[Records with drawing code]
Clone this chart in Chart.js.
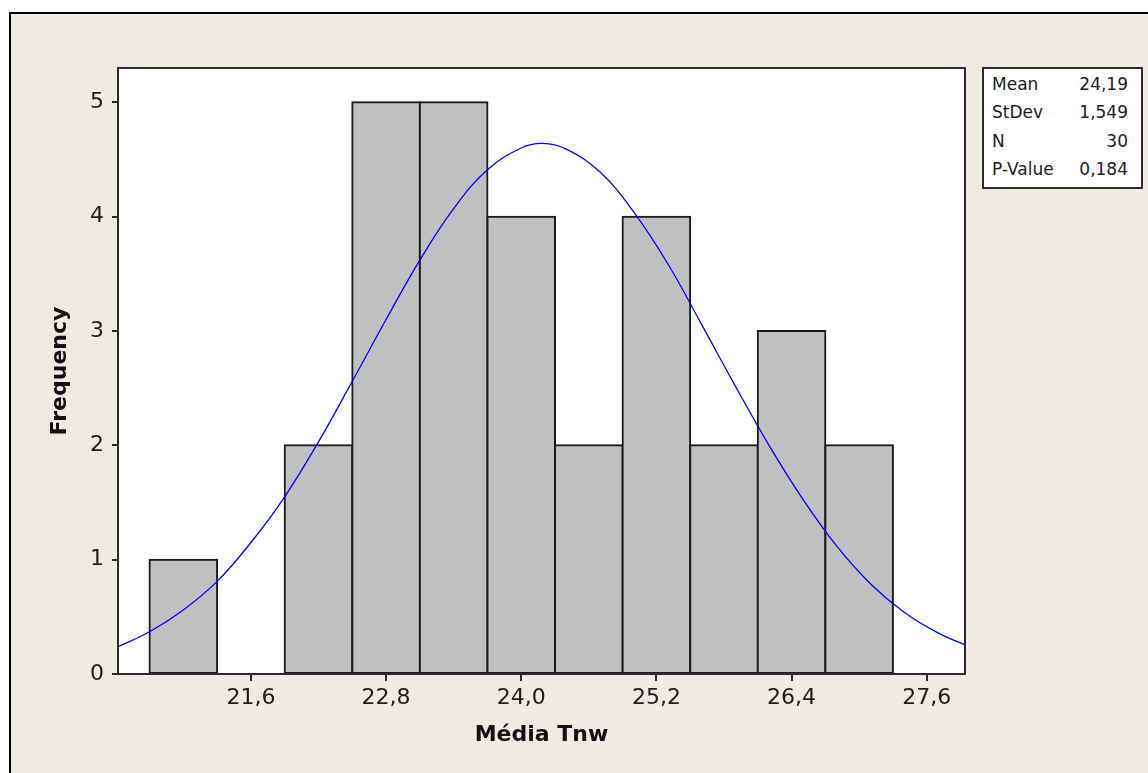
<!DOCTYPE html>
<html>
<head>
<meta charset="utf-8">
<title>Histogram of Média Tnw</title>
<script src="https://cdn.jsdelivr.net/npm/chart.js@4.4.1/dist/chart.umd.min.js"></script>
<style>
    body { margin: 0; background: #ffffff; overflow: hidden; }
    .frame {
        position: absolute; left: 9px; top: 12px; width: 1200px; height: 820px;
        border: 2px solid #000; background: #efebe1;
    }
    .chart-wrap { position: absolute; left: 0; top: 0; width: 1148px; height: 773px; }
    .stats {
        position: absolute; left: 982px; top: 67px; width: 136px;
        border: 2px solid #2b2b2b; background: #fff;
        padding: 1px 13px 4px 8px;
        font-family: 'DejaVu Sans', sans-serif; font-size: 17px; color: #1c1c1c;
    }
    .stats .row { display: flex; justify-content: space-between; line-height: 28.3px; }
</style>
</head>
<body>
<div class="frame"></div>
<div class="chart-wrap"><canvas id="histChart"></canvas></div>
<div class="stats" id="stats"></div>

<script>
// histogram bins (width 0,6)
const binCenters = [21.0, 21.6, 22.2, 22.8, 23.4, 24.0, 24.6, 25.2, 25.8, 26.4, 27.0];
const frequencies = [1, 0, 2, 5, 5, 4, 2, 4, 2, 3, 2];

// fitted normal curve
const curveX = [20.4, 20.7, 21.0, 21.3, 21.6, 21.9, 22.2, 22.5, 22.8, 23.1, 23.4, 23.7, 24.0, 24.19,
                24.4, 24.7, 25.0, 25.3, 25.6, 25.9, 26.2, 26.5, 26.8, 27.1, 27.4, 27.7, 28.0];
const curveY = [0.23, 0.37, 0.56, 0.81, 1.15, 1.55, 2.03, 2.56, 3.10, 3.62, 4.07, 4.41, 4.60, 4.64,
                4.59, 4.39, 4.04, 3.59, 3.06, 2.52, 2.00, 1.53, 1.12, 0.79, 0.54, 0.36, 0.23];

const xTicks = [21.6, 22.8, 24.0, 25.2, 26.4, 27.6];
const yTicks = [0, 1, 2, 3, 4, 5];

const statLabels = ['Mean', 'StDev', 'N', 'P-Value'];
const statValues = ['24,19', '1,549', '30', '0,184'];

document.addEventListener('DOMContentLoaded', function() {
    const statsBox = document.getElementById('stats');
    statLabels.forEach((label, i) => {
        const row = document.createElement('div');
        row.className = 'row';
        row.innerHTML = '<span>' + label + '</span><span>' + statValues[i] + '</span>';
        statsBox.appendChild(row);
    });

    const plotFrame = {
        id: 'plotFrame',
        beforeDraw(chart) {
            const { ctx, chartArea } = chart;
            ctx.save();
            ctx.fillStyle = '#ffffff';
            ctx.fillRect(chartArea.left, chartArea.top, chartArea.width, chartArea.height);
            ctx.restore();
        },
        afterDatasetsDraw(chart) {
            const { ctx, chartArea } = chart;
            ctx.save();
            ctx.strokeStyle = '#2b2b2b';
            ctx.lineWidth = 2;
            ctx.strokeRect(chartArea.left, chartArea.top, chartArea.width, chartArea.height);
            ctx.restore();
        }
    };

    const tickFont = { family: "'DejaVu Sans', sans-serif", size: 22 };
    const titleFont = { family: "'DejaVu Sans', sans-serif", size: 22, weight: 'bold' };

    new Chart(document.getElementById('histChart'), {
        type: 'bar',
        data: {
            datasets: [{
                type: 'line',
                data: curveX.map((x, i) => ({ x: x, y: curveY[i] })),
                borderColor: '#0000ff',
                borderWidth: 1.3,
                pointRadius: 0,
                tension: 0.4,
                fill: false,
                order: 0
            }, {
                type: 'bar',
                data: binCenters.map((x, i) => ({ x: x, y: frequencies[i] })),
                backgroundColor: '#c0c0c0',
                borderColor: '#1a1a1a',
                borderWidth: 2,
                borderSkipped: false,
                inflateAmount: 1,
                barPercentage: 1,
                categoryPercentage: 1,
                order: 1
            }]
        },
        options: {
            responsive: true,
            maintainAspectRatio: false,
            animation: false,
            layout: { padding: { top: 68, right: 183, left: 0, bottom: 0 } },
            plugins: {
                legend: { display: false },
                tooltip: { enabled: false }
            },
            scales: {
                x: {
                    type: 'linear',
                    min: 20.42,
                    max: 27.94,
                    offset: false,
                    afterBuildTicks: scale => { scale.ticks = xTicks.map(v => ({ value: v })); },
                    afterFit: scale => { scale.height = 99; },
                    grid: { offset: false, drawOnChartArea: false, tickLength: 7, lineWidth: 2, color: '#2b2b2b' },
                    border: { display: false },
                    ticks: {
                        font: tickFont,
                        color: '#1c1c1c',
                        padding: 4,
                        maxRotation: 0,
                        callback: value => value.toFixed(1).replace('.', ',')
                    },
                    title: {
                        display: true,
                        text: 'Média Tnw',
                        font: titleFont,
                        color: '#111',
                        padding: { top: 0, bottom: 25 }
                    }
                },
                y: {
                    min: 0,
                    max: 5.3,
                    afterBuildTicks: scale => { scale.ticks = yTicks.map(v => ({ value: v })); },
                    afterFit: scale => { scale.width = 118; },
                    grid: { drawOnChartArea: false, tickLength: 6, lineWidth: 2, color: '#2b2b2b' },
                    border: { display: false },
                    ticks: { font: tickFont, color: '#1c1c1c', padding: 8 },
                    title: {
                        display: true,
                        text: 'Frequency',
                        font: titleFont,
                        color: '#111',
                        padding: { top: 47, bottom: 0 }
                    }
                }
            }
        },
        plugins: [plotFrame]
    });
});
</script>
</body>
</html>
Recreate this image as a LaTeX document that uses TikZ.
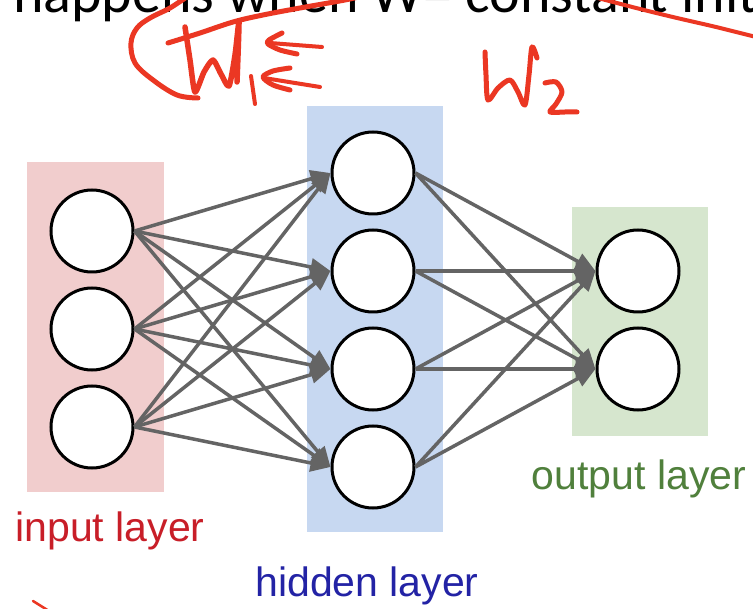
\documentclass[tikz,border=0pt]{standalone}
\usepackage{fontspec}
\setmainfont{Liberation Sans}
\newfontfamily\slidefont{Carlito}
\usetikzlibrary{arrows.meta}

\definecolor{inbox}{RGB}{241,205,205}
\definecolor{hidbox}{RGB}{199,216,241}
\definecolor{outbox}{RGB}{214,230,206}
\definecolor{intext}{RGB}{200,30,40}
\definecolor{hidtext}{RGB}{35,35,165}
\definecolor{outtext}{RGB}{80,128,60}
\definecolor{wire}{RGB}{100,100,100}
\definecolor{pen}{RGB}{235,55,35}

\tikzset{
  neuron/.style={circle, draw=black, line width=3pt, fill=white,
                 minimum size=82pt, inner sep=0pt},
  wirearrow/.style={draw=wire, line width=3.5pt,
                    -{Triangle[length=20pt,width=17pt]}},
  layerlabel/.style={anchor=base, inner sep=0pt,
                     font=\fontsize{41pt}{41pt}\selectfont},
  headword/.style={anchor=base west, inner sep=0pt,
                   font=\slidefont\fontsize{58pt}{58pt}\selectfont},
  ink/.style={draw=pen, line width=5pt, line cap=round, line join=round},
}

\begin{document}
\begin{tikzpicture}[x=1pt, y=-1pt]
  \useasboundingbox (0,0) rectangle (753,609);
  \clip (0,0) rectangle (753,609);
  \fill[white] (0,0) rectangle (753,609);

  % slide heading, mostly cut off at the top edge
  \node[headword] (title) at (13,13) {happens when W= constant initialization};

  % layer backgrounds
  \fill[inbox]  (27,162)  rectangle (164,492);
  \fill[hidbox] (307,106) rectangle (443,532);
  \fill[outbox] (572,207) rectangle (708,436);

  % neurons
  \node[neuron] (i1) at (92,231) {};
  \node[neuron] (i2) at (92,329) {};
  \node[neuron] (i3) at (92,427) {};
  \node[neuron] (h1) at (373,173) {};
  \node[neuron] (h2) at (373,271) {};
  \node[neuron] (h3) at (373,369) {};
  \node[neuron] (h4) at (373,467) {};
  \node[neuron] (o1) at (638,271) {};
  \node[neuron] (o2) at (638,369) {};

  % fully connected weights
  \foreach \s in {i1,i2,i3}
    \foreach \t in {h1,h2,h3,h4}
      \draw[wirearrow] (\s.east) -- (\t.west);
  \foreach \s in {h1,h2,h3,h4}
    \foreach \t in {o1,o2}
      \draw[wirearrow] (\s.east) -- (\t.west);

  % layer names
  \node[layerlabel, text=intext]  (lin)  at (110,542) {input layer};
  \node[layerlabel, text=hidtext] (lhid) at (367,596) {hidden layer};
  \node[layerlabel, text=outtext] (lout) at (639,490) {output layer};

  % handwritten annotations
  \draw[ink] plot[smooth, tension=0.6] coordinates
    {(188,-4) (170,8) (150,18) (137,28) (131,43) (135,63) (153,80) (177,95) (198,98)};
  \draw[ink] plot[smooth, tension=0.6] coordinates
    {(168,43) (200,33) (233,22) (263,15) (300,8) (345,0) (362,-4)};
  \draw[ink, line width=5.5pt] plot[smooth, tension=0.4] coordinates
    {(185,27) (190,60) (195,92) (204,72) (213,60) (221,74) (229,86) (235,55) (239,22) (237,82)};
  \draw[ink, line width=4pt] (251,76) -- (255,104);
  \draw[ink] plot[smooth, tension=0.5] coordinates
    {(282,33) (269,40) (268,44) (280,50) (297,54)};
  \draw[ink, line width=4pt] (270,43) -- (322,47);
  \draw[ink] plot[smooth, tension=0.5] coordinates
    {(290,68) (273,71) (263,77) (273,85) (290,90)};
  \draw[ink, line width=4pt] (264,78) -- (320,87);
  \draw[ink] plot[smooth, tension=0.5] coordinates
    {(485,52) (486,75) (488,100) (498,88) (510,80) (518,92) (525,105) (529,75) (532,47) (537,58)};
  \draw[ink] plot[smooth, tension=0.5] coordinates
    {(545,83) (556,82) (562,92) (556,104) (550,112) (565,112) (577,112)};
  \draw[ink, line width=4pt] plot[smooth, tension=0.5] coordinates
    {(594,-3) (640,9) (677,18) (716,27) (760,38)};
  \draw[ink, line width=2.5pt] (33,601) -- (49,611);
\end{tikzpicture}
\end{document}
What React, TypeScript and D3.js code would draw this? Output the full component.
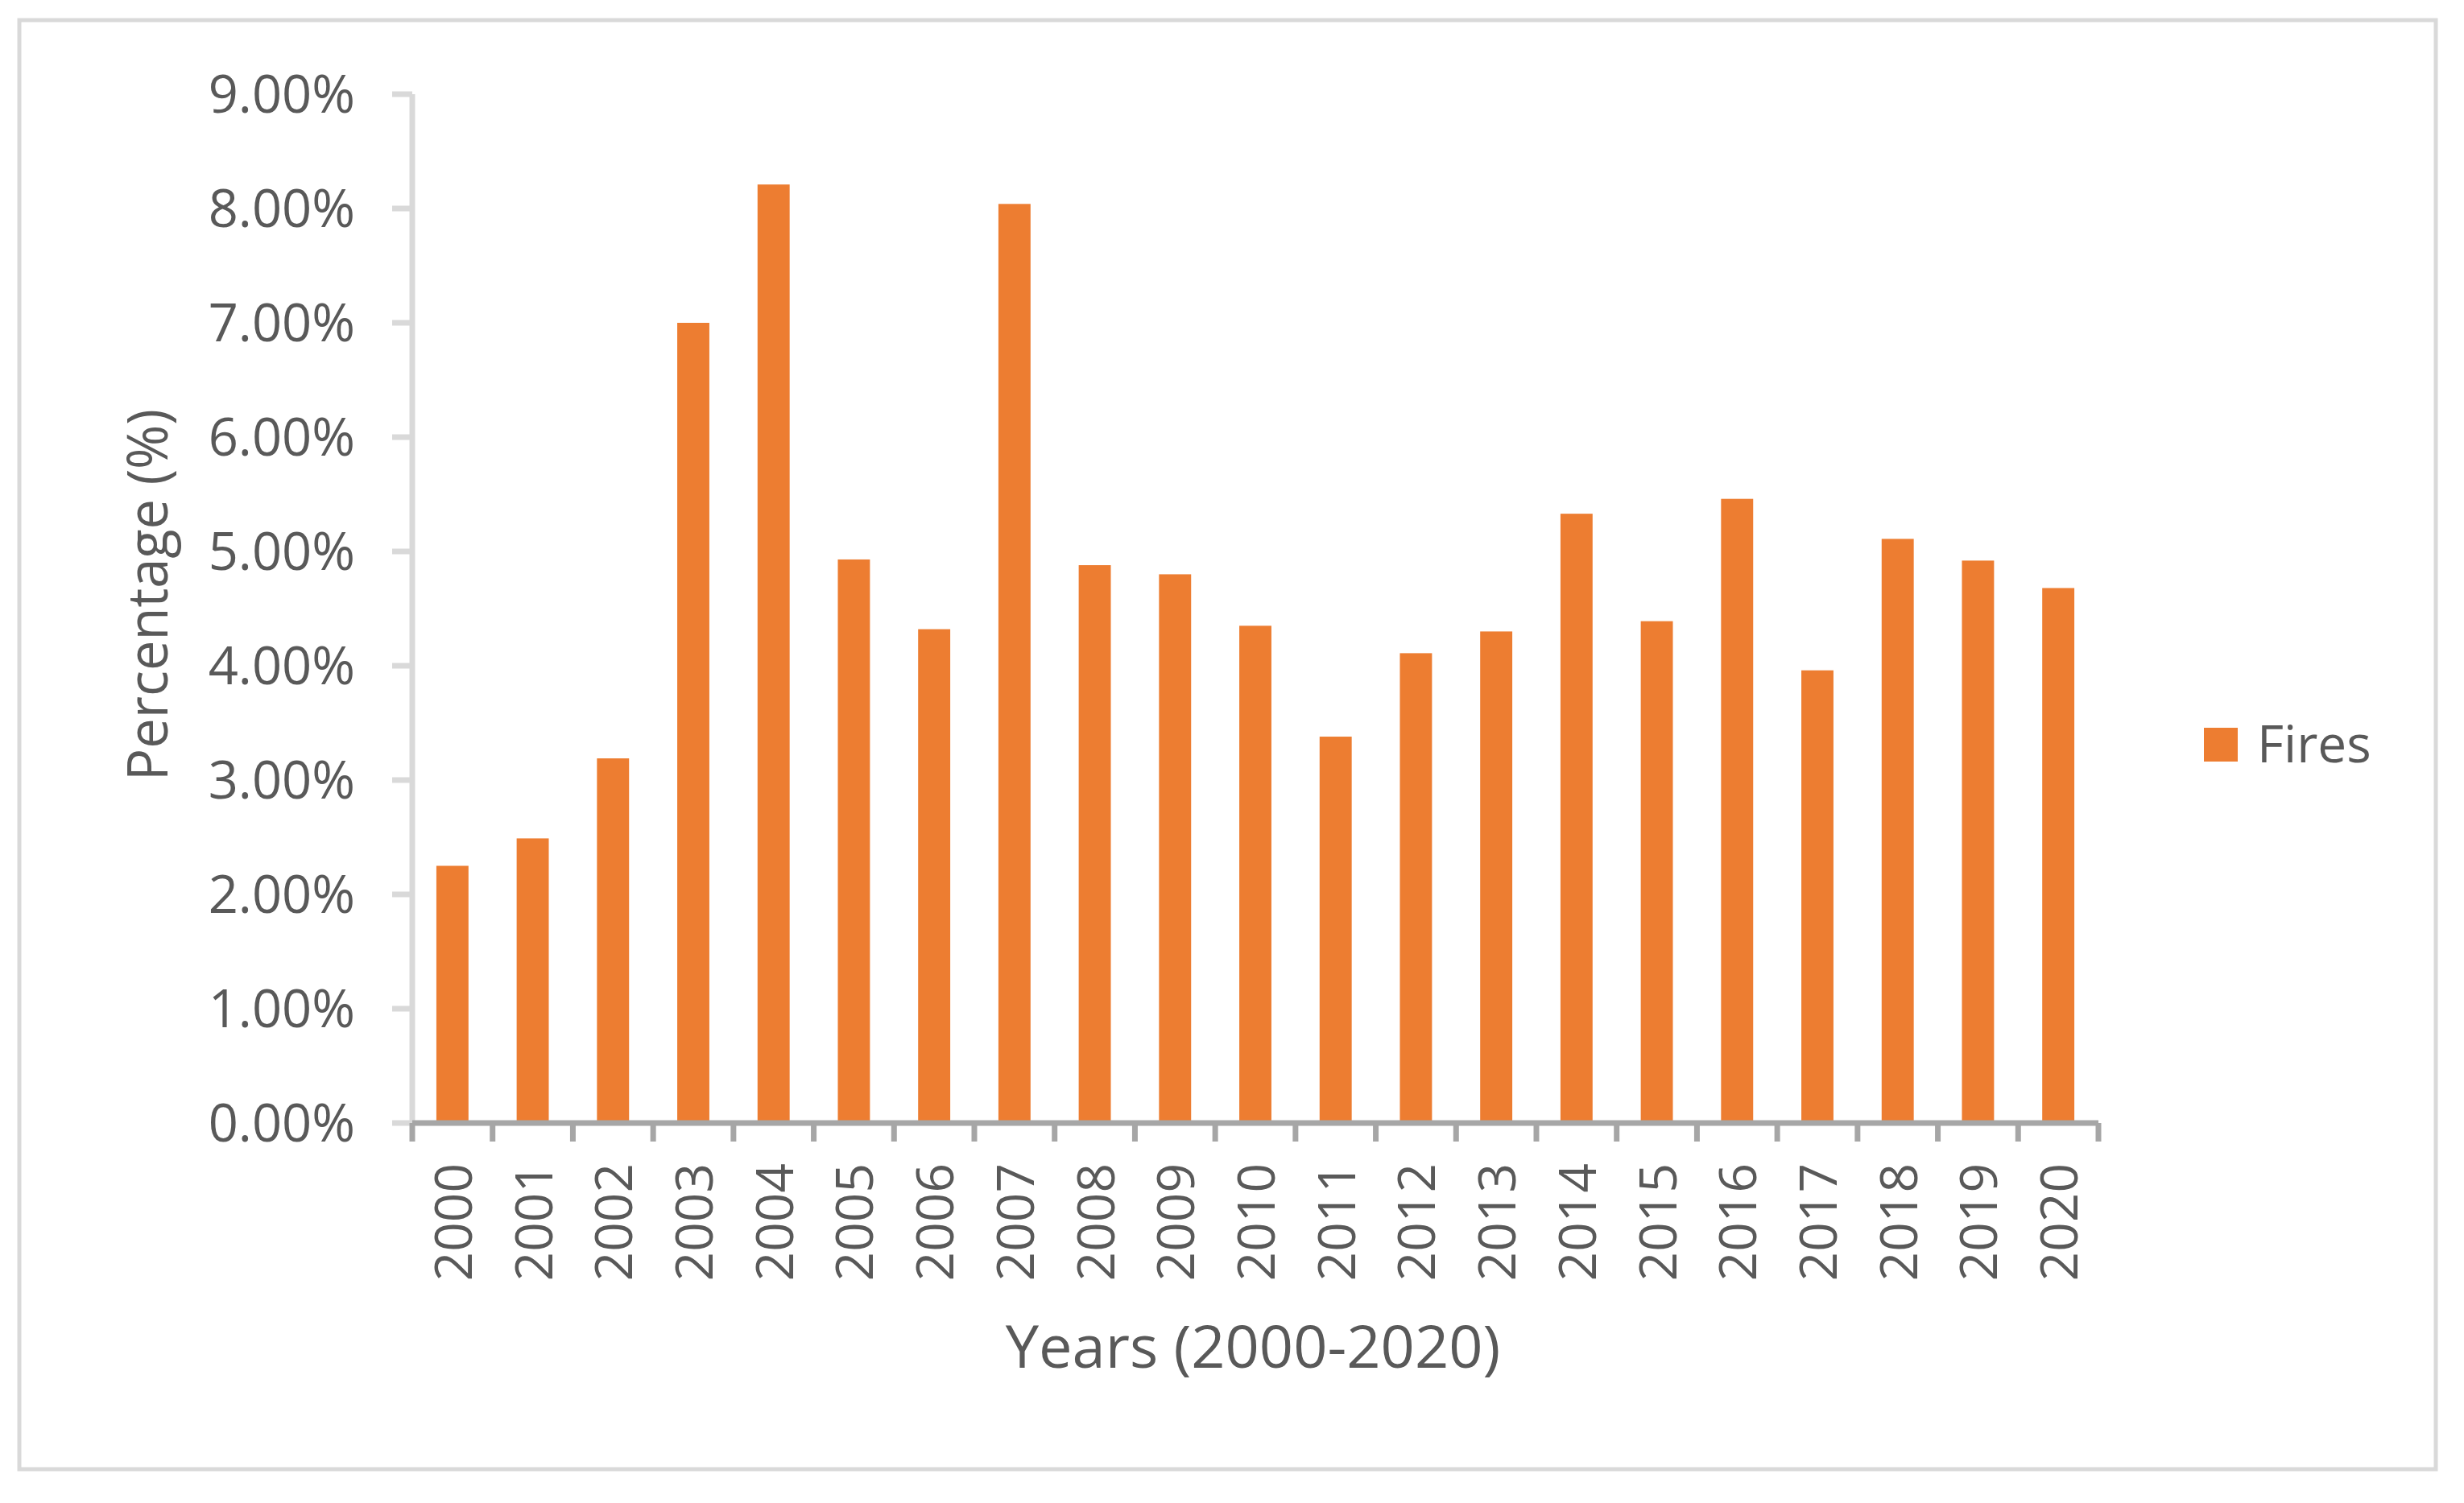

*TASK BRIEF*:
Write out again, exactly, the lines from the start of the listing up to the line containing "const statValues = ['24,19', '1,549', '30', '0,184'];", with both ends and without pictures.

*COMPLETE OUTPUT*:
Clone this chart in Chart.js.
<!DOCTYPE html>
<html>
<head>
<meta charset="utf-8">
<title>Histogram of Média Tnw</title>
<script src="https://cdn.jsdelivr.net/npm/chart.js@4.4.1/dist/chart.umd.min.js"></script>
<style>
    body { margin: 0; background: #ffffff; overflow: hidden; }
    .frame {
        position: absolute; left: 9px; top: 12px; width: 1200px; height: 820px;
        border: 2px solid #000; background: #efebe1;
    }
    .chart-wrap { position: absolute; left: 0; top: 0; width: 1148px; height: 773px; }
    .stats {
        position: absolute; left: 982px; top: 67px; width: 136px;
        border: 2px solid #2b2b2b; background: #fff;
        padding: 1px 13px 4px 8px;
        font-family: 'DejaVu Sans', sans-serif; font-size: 17px; color: #1c1c1c;
    }
    .stats .row { display: flex; justify-content: space-between; line-height: 28.3px; }
</style>
</head>
<body>
<div class="frame"></div>
<div class="chart-wrap"><canvas id="histChart"></canvas></div>
<div class="stats" id="stats"></div>

<script>
// histogram bins (width 0,6)
const binCenters = [21.0, 21.6, 22.2, 22.8, 23.4, 24.0, 24.6, 25.2, 25.8, 26.4, 27.0];
const frequencies = [1, 0, 2, 5, 5, 4, 2, 4, 2, 3, 2];

// fitted normal curve
const curveX = [20.4, 20.7, 21.0, 21.3, 21.6, 21.9, 22.2, 22.5, 22.8, 23.1, 23.4, 23.7, 24.0, 24.19,
                24.4, 24.7, 25.0, 25.3, 25.6, 25.9, 26.2, 26.5, 26.8, 27.1, 27.4, 27.7, 28.0];
const curveY = [0.23, 0.37, 0.56, 0.81, 1.15, 1.55, 2.03, 2.56, 3.10, 3.62, 4.07, 4.41, 4.60, 4.64,
                4.59, 4.39, 4.04, 3.59, 3.06, 2.52, 2.00, 1.53, 1.12, 0.79, 0.54, 0.36, 0.23];

const xTicks = [21.6, 22.8, 24.0, 25.2, 26.4, 27.6];
const yTicks = [0, 1, 2, 3, 4, 5];

const statLabels = ['Mean', 'StDev', 'N', 'P-Value'];
const statValues = ['24,19', '1,549', '30', '0,184'];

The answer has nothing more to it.